Policy makers are beginning to notice, though, there was a tweet by the Vice President, which has been supported by other Republican voices, noting how the focus of the administration needs to shift from foreign policy matters, perhaps now more to domestic, in order to deal with what could be seen as a cost-of-living crisis.
That is creating the degree of uncertainty in the short term, but if we think forward into 2026 and so some of the levers of response that the government may employ, we should note that many US consumers will be receiving tax refunds in the not-so-distant future. Removal of taxation on overtime and on tips could lead to significant refunds for a number of investors. And of course, if there is the prospect of some of the tariff revenue, about $300 billion per annum is now going into the US Treasury, some of that gets redirected away from lowering the budget deficit to US consumers. That too could make them feel a little bit better.
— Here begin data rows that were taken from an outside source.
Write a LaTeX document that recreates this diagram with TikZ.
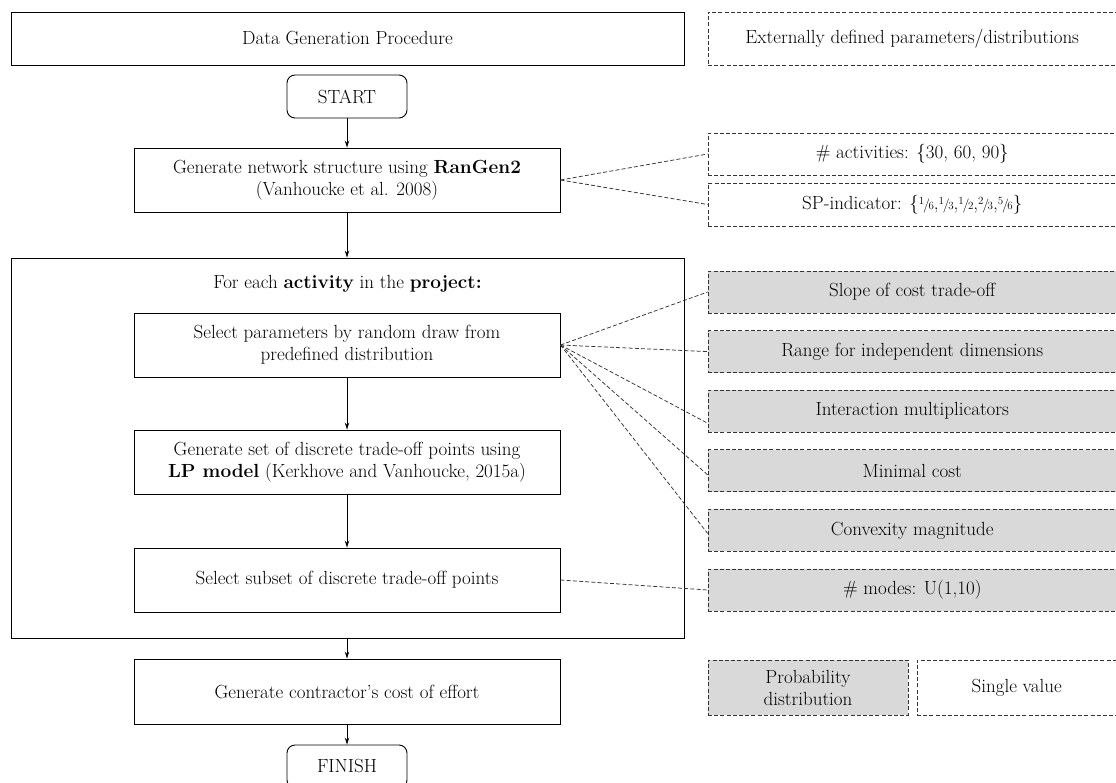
\documentclass[tikz,border=0pt]{standalone}
\usepackage{fontspec}
\usetikzlibrary{arrows.meta}

% small stacked-style fractions for the SP-indicator values
\newcommand{\smallfrac}[2]{\raisebox{0.62ex}{\fontsize{11}{11}\selectfont #1}\kern-0.06em{\fontsize{14}{14}\selectfont /}\kern-0.08em\raisebox{-0.05ex}{\fontsize{11}{11}\selectfont #2}}

\definecolor{boxgray}{HTML}{D9D9D9}
\definecolor{linegray}{HTML}{333333}

\tikzset{
  x=1pt, y=-1pt,
  txt/.style={font=\fontsize{19}{22}\selectfont, align=center, inner sep=0pt},
  solidbox/.style={txt, draw=black, line width=0.9pt, rectangle},
  termbox/.style={solidbox, rounded corners=8pt},
  extbox/.style={txt, draw=linegray, line width=0.8pt, dash pattern=on 4pt off 2.2pt},
  graybox/.style={extbox, fill=boxgray},
  flow/.style={draw=black, line width=0.9pt, -{Stealth[length=7pt,width=4.5pt]}},
  link/.style={draw=linegray, line width=0.75pt, dash pattern=on 4pt off 2.2pt}
}

\begin{document}
\begin{tikzpicture}
\useasboundingbox (0,0) rectangle (1116,783);

% header row
\node[solidbox, minimum width=673pt, minimum height=53pt] (head) at (347.5,38.5) {Data Generation Procedure};
\node[extbox, minimum width=408.5pt, minimum height=53pt] (exthead) at (912.25,38.5) {Externally defined parameters/distributions};

% main flow
\node[termbox, minimum width=120pt, minimum height=43pt] (start) at (347,96.5) {START};
\node[solidbox, minimum width=426pt, minimum height=64pt] (rangen) at (347,180) {Generate network structure using \textbf{RanGen2}\\(Vanhoucke et al. 2008)};

\node[solidbox, minimum width=673pt, minimum height=380pt] (loop) at (347.5,448) {};
\node[txt] (looptitle) at (347.5,284) {For each \textbf{activity} in the \textbf{project:}};

\node[solidbox, minimum width=426pt, minimum height=64pt] (select) at (347,345) {Select parameters by random draw from\\predefined distribution};
\node[solidbox, minimum width=426pt, minimum height=64pt] (lp) at (347,462) {Generate set of discrete trade-off points using\\\textbf{LP model} (Kerkhove and Vanhoucke, 2015a)};
\node[solidbox, minimum width=426pt, minimum height=64pt] (subset) at (347,580) {Select subset of discrete trade-off points};

\node[solidbox, minimum width=426pt, minimum height=65pt] (effort) at (347,691.5) {Generate contractor’s cost of effort};
\node[termbox, minimum width=120pt, minimum height=43pt] (finish) at (347,766.5) {FINISH};

% externally defined values
\node[extbox, minimum width=408.5pt, minimum height=42pt] (nact) at (912.25,154) {\# activities: \{30, 60, 90\}};
\node[extbox, minimum width=408.5pt, minimum height=43pt] (spind) at (912.25,204.5) {SP-indicator: \{\smallfrac{1}{6},\smallfrac{1}{3},\smallfrac{1}{2},\smallfrac{2}{3},\smallfrac{5}{6}\}};

\node[graybox, minimum width=408.5pt, minimum height=42pt] (slope) at (912.25,292) {Slope of cost trade-off};
\node[graybox, minimum width=408.5pt, minimum height=42pt] (range) at (912.25,351.6) {Range for independent dimensions};
\node[graybox, minimum width=408.5pt, minimum height=42pt] (inter) at (912.25,411.2) {Interaction multiplicators};
\node[graybox, minimum width=408.5pt, minimum height=42pt] (mincost) at (912.25,470.8) {Minimal cost};
\node[graybox, minimum width=408.5pt, minimum height=42pt] (convex) at (912.25,530.4) {Convexity magnitude};
\node[graybox, minimum width=408.5pt, minimum height=42pt] (modes) at (912.25,590) {\# modes: U(1,10)};

% legend
\node[graybox, minimum width=200pt, minimum height=55pt] (legprob) at (808,687.5) {Probability\\distribution};
\node[extbox, minimum width=199.5pt, minimum height=55pt] (legsingle) at (1016.75,687.5) {Single value};

% arrows of the procedure
\draw[flow] (start.south) -- (rangen.north);
\draw[flow] (rangen.south) -- (rangen.south |- loop.north);
\draw[flow] (select.south) -- (lp.north);
\draw[flow] (lp.south) -- (subset.north);
\draw[flow] (effort.north |- loop.south) -- (effort.north);
\draw[flow] (effort.south) -- (finish.north);

% links to the parameters
\draw[link] (rangen.east) -- (nact.west);
\draw[link] (rangen.east) -- (spind.west);
\draw[link] (select.east) -- (slope.west);
\draw[link] (select.east) -- (range.west);
\draw[link] (select.east) -- ([yshift=-12pt]inter.west);
\draw[link] (select.east) -- ([yshift=-4pt]mincost.west);
\draw[link] (select.east) -- ([yshift=-3pt]convex.west);
\draw[link] (subset.east) -- (modes.west);
\end{tikzpicture}
\end{document}
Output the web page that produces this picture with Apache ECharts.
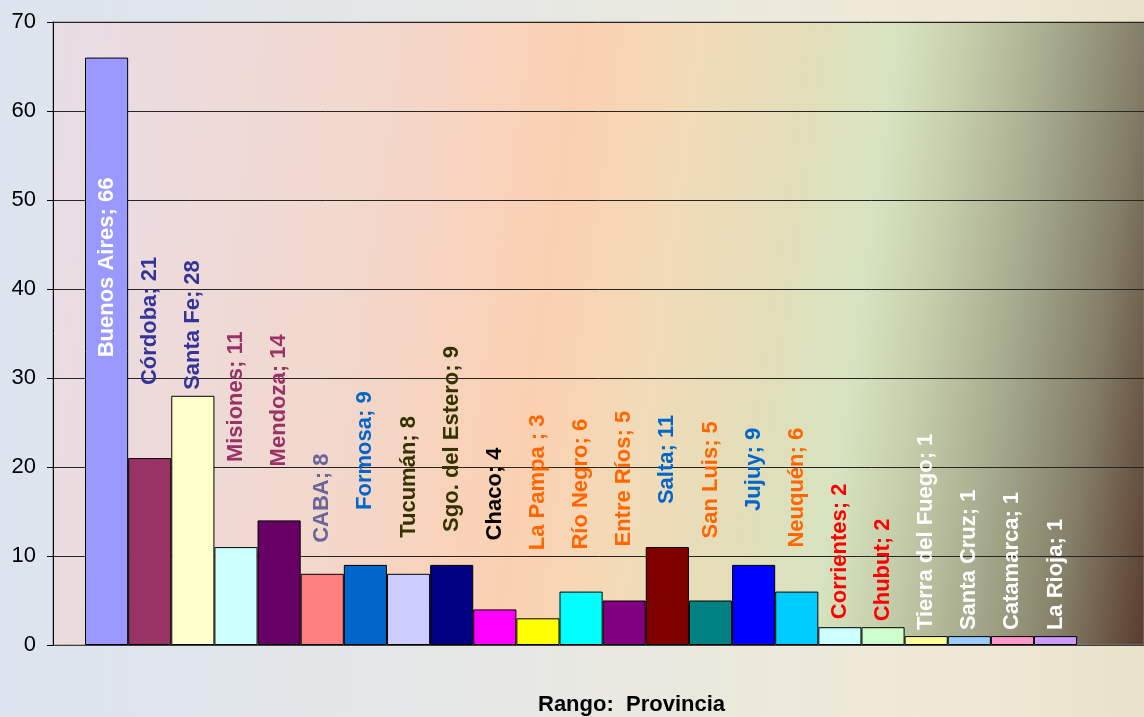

That might have some political benefits for the administration, but also for investors, it could actually change the lay of the landscape as we move through into 2026. It could help actually broaden out the spread of the market which, for the moment at least, remains very fixated and dominated by a small group of technology companies driven by the so-called AI trade. That's been great if you've been in it because it's generated an awful lot of value, but it's actually led a quite challenging market conditions for many investors, because the level of performance in the market's being concentrated into a handful of names.
If we see a broadening out of the economic spending driven by some of these policy measures, more stocks may outperform. And if that's the case, then in theory, there should be more alpha available. I hope that's been of interest, and I look forward to catching up with you again soon.